Milan's advantage is partly structural. The city's fashion and design economy has long demanded rigorous image rights management—the Camera Nazionale della Moda Italiana has maintained rights-tracking infrastructure since 2018—giving civic institutions a ready model to adapt. Paris benefits from larger state budgets; the BnF's digital operations receive central government funding that smaller Italian municipal archives cannot match. London and New York are further behind on cross-institutional coordination, though both have larger raw budgets to accelerate once policy aligns.

The practical stakes are straightforward. For journalists, designers, and event organisers pulling imagery from city-run portals ahead of the Olympics, a deduped archive means fewer licensing headaches and faster turnaround. For the city itself, it means fewer embarrassing moments when the same photograph appears simultaneously credited to three different photographers on an official press release.

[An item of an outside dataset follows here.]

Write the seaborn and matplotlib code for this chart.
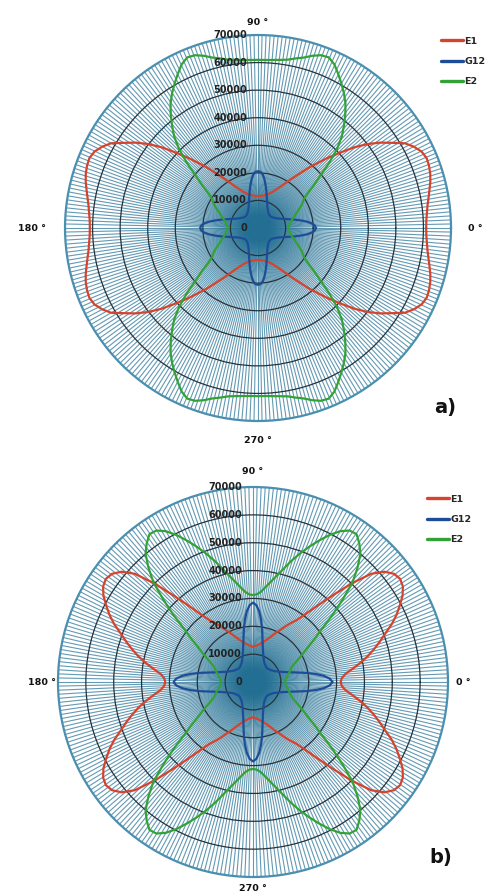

Dedalo Digital's contract runs through June 2027, with a formal performance review scheduled for October 2026—just before the Olympic torch relay passes through Lombardy. Whether the protocol is expanded to cover the region's broader cultural institutions, including the Pinacoteca di Brera and the Museo del Novecento on Piazza del Duomo, will likely depend on that review's findings and on whether Lombardy's centre-right regional government agrees to co-fund a shared infrastructure upgrade alongside the centre-left Comune.